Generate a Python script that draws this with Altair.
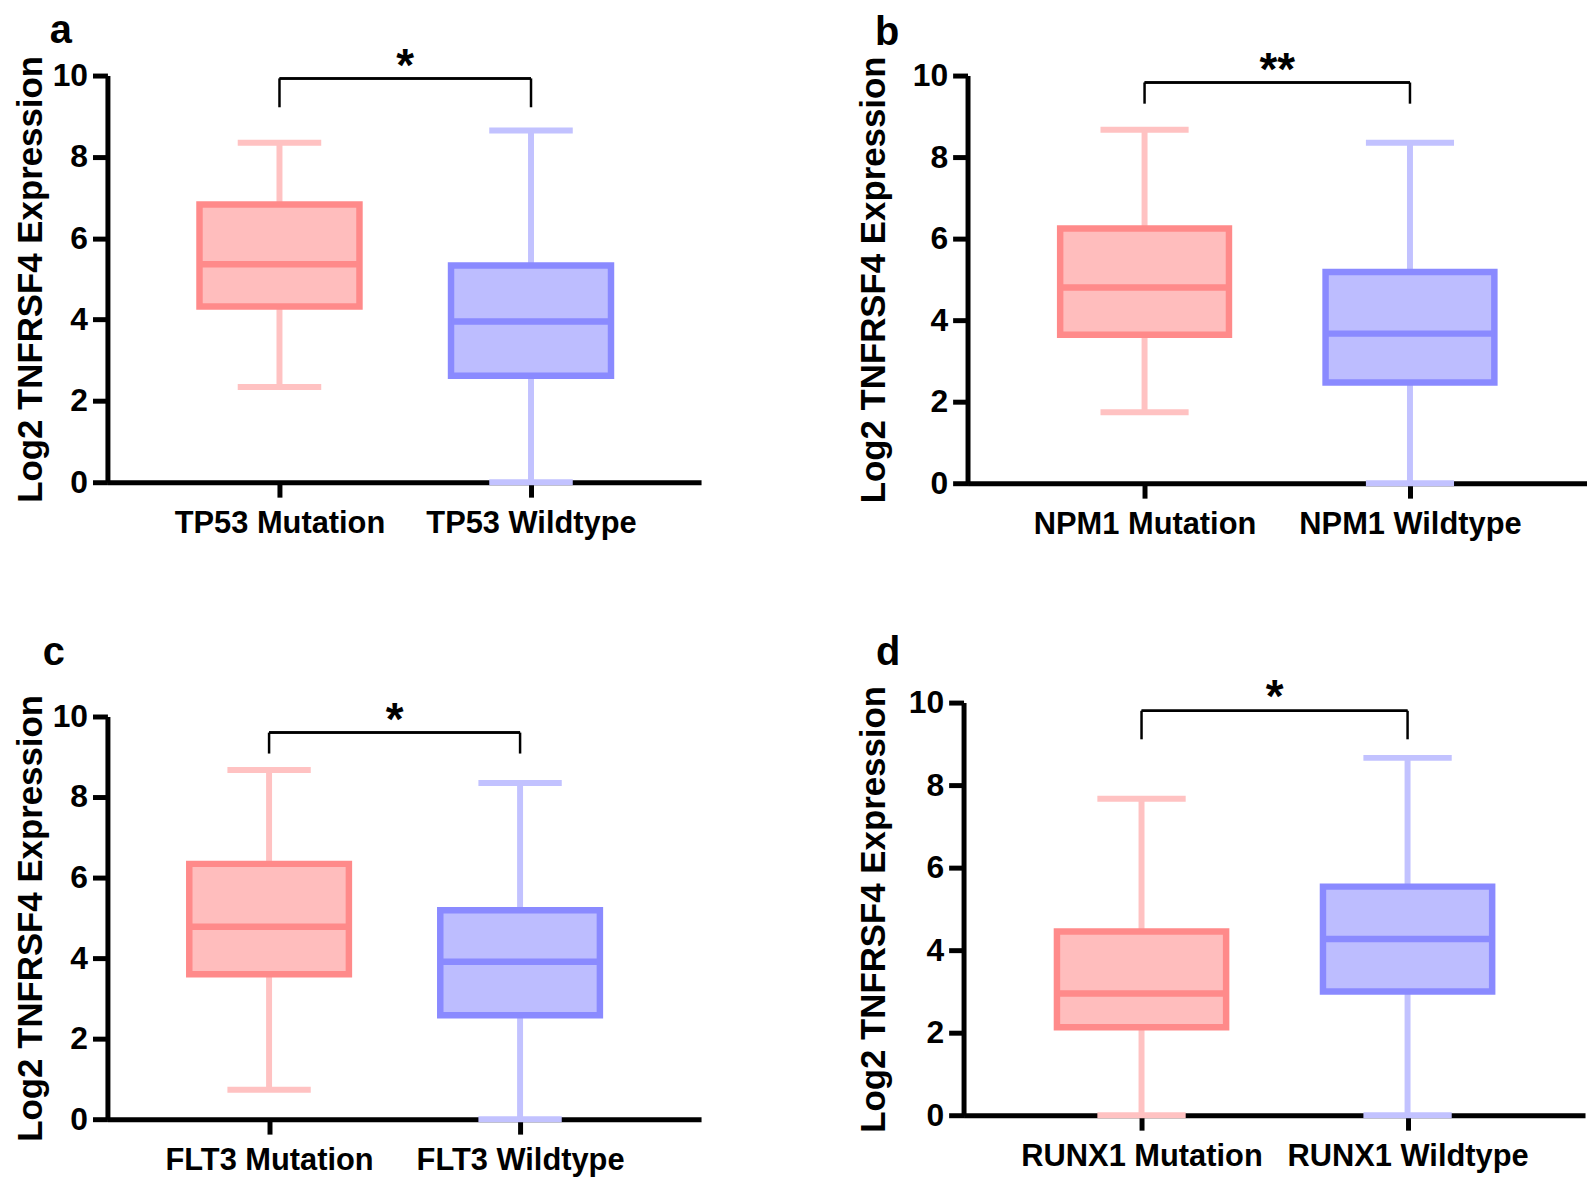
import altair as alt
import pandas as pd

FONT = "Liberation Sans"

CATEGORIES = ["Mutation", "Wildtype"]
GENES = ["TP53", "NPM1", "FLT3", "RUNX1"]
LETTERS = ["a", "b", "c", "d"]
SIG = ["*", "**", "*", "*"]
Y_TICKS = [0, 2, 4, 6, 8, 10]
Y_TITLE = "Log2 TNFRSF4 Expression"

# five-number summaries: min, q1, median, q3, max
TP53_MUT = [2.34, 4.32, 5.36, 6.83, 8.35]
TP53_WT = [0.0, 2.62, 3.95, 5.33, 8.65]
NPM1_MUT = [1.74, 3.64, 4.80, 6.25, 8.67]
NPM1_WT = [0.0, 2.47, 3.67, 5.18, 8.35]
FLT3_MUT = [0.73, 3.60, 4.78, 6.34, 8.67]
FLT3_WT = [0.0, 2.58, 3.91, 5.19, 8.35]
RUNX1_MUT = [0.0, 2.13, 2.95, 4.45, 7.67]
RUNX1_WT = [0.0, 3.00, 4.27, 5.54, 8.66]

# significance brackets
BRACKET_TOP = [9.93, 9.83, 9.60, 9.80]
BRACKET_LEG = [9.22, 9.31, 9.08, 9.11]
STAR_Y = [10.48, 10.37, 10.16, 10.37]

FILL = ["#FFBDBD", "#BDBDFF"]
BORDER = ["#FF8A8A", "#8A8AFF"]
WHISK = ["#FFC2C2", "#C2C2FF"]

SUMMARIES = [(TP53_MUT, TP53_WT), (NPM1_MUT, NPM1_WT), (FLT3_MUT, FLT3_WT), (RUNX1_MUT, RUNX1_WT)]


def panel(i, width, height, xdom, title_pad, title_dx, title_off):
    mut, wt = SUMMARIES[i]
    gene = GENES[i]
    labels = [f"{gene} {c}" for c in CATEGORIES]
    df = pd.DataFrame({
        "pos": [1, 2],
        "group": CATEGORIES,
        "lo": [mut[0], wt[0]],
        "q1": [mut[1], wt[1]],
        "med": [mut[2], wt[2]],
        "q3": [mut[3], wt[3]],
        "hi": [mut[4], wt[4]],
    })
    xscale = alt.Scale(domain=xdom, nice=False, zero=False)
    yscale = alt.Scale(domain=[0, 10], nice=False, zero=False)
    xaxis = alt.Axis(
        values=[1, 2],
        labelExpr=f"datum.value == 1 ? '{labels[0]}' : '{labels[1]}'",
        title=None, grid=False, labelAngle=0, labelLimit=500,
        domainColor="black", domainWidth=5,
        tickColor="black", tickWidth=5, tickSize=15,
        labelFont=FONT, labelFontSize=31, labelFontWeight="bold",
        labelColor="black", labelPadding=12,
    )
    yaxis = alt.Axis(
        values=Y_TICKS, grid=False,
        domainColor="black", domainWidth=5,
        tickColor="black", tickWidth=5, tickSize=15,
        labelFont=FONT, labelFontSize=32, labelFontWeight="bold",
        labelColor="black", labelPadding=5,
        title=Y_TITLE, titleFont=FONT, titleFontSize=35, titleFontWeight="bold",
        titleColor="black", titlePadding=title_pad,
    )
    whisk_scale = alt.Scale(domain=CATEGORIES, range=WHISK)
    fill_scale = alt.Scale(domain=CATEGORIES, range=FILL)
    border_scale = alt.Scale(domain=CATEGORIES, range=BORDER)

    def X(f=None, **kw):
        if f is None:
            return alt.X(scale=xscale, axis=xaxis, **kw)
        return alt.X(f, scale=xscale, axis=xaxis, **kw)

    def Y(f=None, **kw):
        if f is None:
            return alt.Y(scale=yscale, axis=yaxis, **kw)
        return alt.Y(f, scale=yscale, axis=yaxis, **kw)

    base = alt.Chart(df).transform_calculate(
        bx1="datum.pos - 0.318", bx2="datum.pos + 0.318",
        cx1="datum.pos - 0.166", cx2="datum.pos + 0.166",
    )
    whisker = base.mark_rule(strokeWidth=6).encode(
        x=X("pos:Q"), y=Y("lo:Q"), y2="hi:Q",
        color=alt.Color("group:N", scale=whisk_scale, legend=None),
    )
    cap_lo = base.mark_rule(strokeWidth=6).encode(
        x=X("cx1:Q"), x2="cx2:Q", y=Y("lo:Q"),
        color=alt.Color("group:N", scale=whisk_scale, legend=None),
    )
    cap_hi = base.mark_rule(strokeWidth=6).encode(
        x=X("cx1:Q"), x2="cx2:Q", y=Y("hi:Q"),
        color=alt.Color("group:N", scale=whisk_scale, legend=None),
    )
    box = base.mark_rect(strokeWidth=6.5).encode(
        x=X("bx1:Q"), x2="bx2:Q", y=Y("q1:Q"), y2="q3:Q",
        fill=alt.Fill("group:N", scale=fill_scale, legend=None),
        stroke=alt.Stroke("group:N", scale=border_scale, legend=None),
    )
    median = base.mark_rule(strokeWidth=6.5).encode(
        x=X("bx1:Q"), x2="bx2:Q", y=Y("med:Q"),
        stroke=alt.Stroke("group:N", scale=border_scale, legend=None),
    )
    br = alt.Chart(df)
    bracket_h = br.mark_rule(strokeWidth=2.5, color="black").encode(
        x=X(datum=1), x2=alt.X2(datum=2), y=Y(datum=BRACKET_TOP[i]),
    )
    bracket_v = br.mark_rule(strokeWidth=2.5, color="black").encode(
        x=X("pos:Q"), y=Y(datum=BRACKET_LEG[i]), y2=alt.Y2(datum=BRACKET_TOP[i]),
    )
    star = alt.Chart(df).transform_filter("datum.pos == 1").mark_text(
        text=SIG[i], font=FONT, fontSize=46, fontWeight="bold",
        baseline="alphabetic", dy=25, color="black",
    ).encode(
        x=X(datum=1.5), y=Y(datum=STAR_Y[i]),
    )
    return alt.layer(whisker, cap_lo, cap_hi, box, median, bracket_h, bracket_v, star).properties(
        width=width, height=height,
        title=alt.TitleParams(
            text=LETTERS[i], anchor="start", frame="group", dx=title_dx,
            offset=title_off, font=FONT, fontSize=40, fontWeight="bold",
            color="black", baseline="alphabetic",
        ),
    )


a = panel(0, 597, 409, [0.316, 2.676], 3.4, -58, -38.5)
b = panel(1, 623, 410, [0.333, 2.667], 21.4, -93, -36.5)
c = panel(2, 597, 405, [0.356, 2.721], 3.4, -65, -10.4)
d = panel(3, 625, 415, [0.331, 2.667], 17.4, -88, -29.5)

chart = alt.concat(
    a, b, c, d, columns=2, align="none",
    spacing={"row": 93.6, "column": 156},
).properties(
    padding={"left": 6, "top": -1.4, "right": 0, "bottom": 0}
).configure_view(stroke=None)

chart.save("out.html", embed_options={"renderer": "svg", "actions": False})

--

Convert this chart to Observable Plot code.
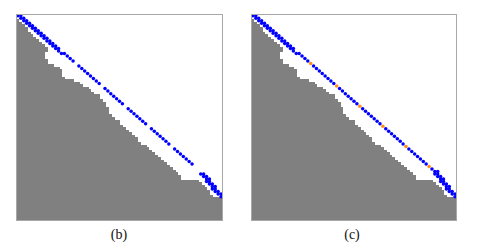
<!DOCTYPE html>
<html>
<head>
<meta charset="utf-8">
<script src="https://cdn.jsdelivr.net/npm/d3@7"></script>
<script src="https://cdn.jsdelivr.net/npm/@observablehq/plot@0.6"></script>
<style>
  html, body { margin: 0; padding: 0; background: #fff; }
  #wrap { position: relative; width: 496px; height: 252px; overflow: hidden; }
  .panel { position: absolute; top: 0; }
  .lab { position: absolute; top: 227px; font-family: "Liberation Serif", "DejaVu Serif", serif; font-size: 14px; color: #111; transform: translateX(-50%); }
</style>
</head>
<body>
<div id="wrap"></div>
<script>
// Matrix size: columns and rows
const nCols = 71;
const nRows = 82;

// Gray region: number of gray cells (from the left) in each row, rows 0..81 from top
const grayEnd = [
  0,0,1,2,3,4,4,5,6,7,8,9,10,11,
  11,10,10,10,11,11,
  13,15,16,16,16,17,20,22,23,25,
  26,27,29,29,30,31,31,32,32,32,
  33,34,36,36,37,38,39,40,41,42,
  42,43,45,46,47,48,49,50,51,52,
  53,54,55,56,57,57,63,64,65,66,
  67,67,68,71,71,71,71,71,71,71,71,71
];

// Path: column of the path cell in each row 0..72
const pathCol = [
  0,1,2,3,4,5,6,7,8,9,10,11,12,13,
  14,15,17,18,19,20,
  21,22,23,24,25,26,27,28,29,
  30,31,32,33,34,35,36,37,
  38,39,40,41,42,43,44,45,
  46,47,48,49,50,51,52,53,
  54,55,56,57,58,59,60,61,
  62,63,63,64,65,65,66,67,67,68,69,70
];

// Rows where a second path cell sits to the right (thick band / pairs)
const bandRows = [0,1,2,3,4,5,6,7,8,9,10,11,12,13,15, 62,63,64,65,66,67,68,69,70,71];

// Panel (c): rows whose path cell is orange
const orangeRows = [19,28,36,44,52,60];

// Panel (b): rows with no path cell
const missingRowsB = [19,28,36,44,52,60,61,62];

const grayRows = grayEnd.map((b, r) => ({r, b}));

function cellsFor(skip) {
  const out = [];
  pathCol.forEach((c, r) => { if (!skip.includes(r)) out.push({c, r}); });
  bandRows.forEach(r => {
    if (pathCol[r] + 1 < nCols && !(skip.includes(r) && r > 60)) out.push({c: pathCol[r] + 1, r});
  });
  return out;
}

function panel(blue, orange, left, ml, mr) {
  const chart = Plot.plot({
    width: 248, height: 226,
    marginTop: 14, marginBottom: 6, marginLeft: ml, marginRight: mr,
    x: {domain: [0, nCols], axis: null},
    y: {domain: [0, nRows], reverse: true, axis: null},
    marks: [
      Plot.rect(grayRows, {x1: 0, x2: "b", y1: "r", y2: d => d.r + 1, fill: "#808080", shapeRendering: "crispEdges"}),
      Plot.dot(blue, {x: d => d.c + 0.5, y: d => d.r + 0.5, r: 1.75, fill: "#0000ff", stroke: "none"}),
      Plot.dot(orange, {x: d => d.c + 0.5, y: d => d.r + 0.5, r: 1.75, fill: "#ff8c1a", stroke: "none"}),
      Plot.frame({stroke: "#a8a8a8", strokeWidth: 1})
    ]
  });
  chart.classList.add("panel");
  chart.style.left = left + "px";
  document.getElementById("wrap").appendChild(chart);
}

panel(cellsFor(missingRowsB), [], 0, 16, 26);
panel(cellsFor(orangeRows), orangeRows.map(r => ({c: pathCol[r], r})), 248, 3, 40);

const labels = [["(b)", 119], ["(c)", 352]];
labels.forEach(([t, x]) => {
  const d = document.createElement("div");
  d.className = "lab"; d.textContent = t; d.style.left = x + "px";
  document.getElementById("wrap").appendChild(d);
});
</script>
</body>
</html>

...

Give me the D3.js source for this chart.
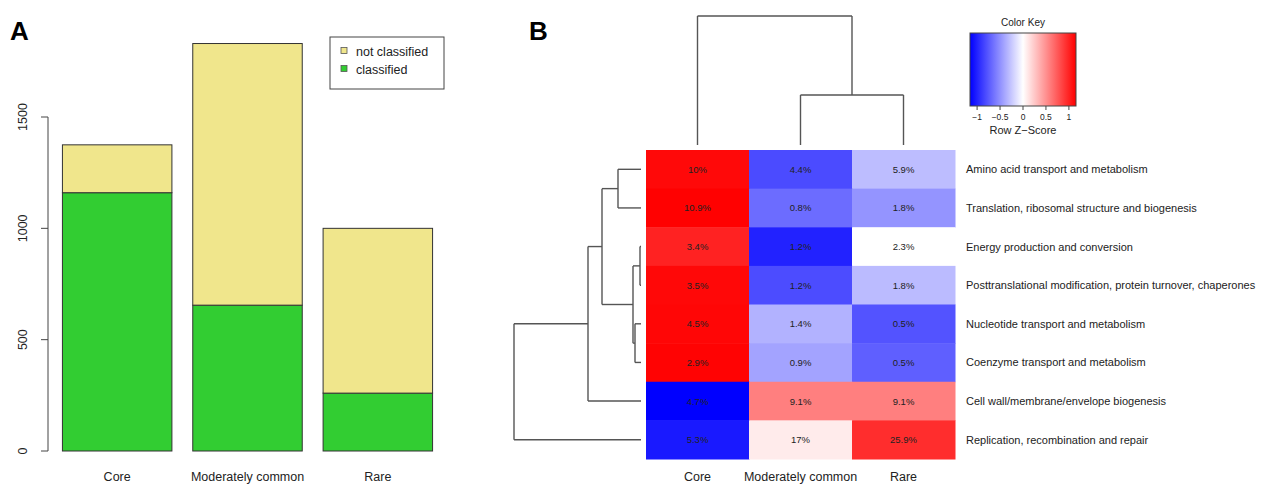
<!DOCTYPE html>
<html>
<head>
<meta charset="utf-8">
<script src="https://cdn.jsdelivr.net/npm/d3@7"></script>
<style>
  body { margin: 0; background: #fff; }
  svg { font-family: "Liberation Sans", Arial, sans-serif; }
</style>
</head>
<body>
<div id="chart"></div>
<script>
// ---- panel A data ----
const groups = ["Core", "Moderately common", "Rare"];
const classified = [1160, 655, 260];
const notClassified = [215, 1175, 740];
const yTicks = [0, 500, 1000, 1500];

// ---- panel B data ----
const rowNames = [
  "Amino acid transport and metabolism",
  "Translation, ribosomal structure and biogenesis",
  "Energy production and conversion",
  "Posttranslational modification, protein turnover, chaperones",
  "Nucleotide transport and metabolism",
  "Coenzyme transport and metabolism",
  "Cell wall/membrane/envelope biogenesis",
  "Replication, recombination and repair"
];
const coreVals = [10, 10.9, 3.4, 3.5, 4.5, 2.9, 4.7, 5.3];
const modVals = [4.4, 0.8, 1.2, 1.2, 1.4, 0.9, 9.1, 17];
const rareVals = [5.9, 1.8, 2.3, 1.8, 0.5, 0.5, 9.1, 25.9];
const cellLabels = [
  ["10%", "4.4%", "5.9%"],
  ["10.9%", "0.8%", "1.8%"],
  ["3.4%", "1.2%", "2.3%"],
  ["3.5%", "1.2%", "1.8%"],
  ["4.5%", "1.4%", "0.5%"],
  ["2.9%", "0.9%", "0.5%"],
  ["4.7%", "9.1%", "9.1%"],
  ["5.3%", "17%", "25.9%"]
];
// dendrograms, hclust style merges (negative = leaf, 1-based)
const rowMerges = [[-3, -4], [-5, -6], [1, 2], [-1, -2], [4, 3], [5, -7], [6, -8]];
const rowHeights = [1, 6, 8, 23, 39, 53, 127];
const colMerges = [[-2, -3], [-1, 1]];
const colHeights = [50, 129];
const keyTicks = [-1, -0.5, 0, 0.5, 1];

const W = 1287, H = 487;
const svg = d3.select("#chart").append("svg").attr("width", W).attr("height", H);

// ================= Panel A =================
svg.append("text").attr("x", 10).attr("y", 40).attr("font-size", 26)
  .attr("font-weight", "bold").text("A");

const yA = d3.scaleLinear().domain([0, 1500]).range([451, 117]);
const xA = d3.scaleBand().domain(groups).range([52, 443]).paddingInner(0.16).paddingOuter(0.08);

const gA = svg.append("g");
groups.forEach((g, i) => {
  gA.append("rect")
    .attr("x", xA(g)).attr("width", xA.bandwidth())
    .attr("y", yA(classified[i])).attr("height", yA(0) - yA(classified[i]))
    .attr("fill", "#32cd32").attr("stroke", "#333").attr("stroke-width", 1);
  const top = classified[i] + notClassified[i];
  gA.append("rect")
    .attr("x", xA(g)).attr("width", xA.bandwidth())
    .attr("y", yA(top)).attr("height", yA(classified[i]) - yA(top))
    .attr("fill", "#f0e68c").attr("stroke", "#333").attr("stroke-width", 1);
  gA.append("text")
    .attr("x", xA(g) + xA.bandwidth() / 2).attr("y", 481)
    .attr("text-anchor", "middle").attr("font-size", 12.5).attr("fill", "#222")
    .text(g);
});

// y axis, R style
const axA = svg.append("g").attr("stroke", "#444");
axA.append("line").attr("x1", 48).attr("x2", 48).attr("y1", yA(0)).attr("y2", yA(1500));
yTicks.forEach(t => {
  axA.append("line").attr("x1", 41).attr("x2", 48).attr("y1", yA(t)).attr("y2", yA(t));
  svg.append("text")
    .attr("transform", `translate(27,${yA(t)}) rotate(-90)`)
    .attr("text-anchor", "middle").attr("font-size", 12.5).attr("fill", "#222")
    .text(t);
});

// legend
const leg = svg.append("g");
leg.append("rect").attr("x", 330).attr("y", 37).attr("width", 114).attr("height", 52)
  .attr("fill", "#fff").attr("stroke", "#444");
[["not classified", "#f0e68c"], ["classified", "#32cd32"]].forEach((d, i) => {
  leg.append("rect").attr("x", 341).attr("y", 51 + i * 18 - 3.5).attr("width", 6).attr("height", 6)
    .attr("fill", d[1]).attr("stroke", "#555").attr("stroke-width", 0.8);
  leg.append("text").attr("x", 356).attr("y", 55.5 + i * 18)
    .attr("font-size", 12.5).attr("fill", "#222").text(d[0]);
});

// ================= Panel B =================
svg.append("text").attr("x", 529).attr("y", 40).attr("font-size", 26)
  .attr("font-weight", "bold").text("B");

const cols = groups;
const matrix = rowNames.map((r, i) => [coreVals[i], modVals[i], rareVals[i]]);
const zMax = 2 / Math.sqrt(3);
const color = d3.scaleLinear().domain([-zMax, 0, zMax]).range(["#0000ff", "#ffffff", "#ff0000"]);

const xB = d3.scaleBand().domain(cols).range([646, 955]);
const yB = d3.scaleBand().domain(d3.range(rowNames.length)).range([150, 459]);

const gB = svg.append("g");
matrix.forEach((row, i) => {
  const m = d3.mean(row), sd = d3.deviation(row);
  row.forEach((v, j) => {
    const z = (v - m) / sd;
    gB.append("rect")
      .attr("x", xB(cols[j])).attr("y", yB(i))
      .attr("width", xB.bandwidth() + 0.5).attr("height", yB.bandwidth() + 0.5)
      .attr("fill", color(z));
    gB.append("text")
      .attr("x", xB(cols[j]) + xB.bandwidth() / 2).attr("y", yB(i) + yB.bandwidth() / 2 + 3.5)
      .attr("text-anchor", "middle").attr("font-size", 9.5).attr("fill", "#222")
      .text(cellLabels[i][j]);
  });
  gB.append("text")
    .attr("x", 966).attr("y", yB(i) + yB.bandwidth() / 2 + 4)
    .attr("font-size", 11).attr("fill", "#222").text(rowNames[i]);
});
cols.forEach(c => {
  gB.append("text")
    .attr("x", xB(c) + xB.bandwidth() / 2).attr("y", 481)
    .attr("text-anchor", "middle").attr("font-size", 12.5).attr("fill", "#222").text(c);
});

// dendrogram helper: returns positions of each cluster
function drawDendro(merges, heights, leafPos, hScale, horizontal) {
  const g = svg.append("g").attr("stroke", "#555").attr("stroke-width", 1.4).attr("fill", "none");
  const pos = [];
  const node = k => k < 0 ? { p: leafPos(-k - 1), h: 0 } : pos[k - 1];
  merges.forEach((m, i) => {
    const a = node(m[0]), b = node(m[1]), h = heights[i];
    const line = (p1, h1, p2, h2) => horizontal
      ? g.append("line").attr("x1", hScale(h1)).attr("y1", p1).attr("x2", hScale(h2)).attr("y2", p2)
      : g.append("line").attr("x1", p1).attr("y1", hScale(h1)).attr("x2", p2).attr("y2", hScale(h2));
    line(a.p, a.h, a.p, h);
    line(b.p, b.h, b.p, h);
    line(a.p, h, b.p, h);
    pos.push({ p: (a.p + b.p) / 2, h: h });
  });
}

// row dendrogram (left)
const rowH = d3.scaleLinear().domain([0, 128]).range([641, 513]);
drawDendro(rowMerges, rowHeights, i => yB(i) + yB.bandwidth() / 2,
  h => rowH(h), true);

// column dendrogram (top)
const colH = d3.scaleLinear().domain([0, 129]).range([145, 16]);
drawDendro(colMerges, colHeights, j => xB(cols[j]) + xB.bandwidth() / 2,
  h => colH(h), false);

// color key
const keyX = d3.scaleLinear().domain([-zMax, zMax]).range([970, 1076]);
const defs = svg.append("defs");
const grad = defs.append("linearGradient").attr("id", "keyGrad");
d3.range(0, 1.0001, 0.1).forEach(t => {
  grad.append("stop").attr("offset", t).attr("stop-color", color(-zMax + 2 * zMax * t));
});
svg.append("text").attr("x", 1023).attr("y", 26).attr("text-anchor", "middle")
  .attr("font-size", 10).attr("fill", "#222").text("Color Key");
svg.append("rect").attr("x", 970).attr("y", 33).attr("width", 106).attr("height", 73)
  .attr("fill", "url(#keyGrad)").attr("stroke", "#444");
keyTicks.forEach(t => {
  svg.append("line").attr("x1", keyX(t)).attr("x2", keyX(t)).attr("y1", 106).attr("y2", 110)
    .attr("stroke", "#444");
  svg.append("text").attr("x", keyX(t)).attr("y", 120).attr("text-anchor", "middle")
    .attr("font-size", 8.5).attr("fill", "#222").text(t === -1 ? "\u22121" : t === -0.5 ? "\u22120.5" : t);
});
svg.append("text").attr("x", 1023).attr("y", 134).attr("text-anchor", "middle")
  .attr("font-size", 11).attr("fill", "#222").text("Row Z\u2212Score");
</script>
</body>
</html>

**Your instructions**
What is the number of lines containing "this"? Give that number only.

**Answer below**
3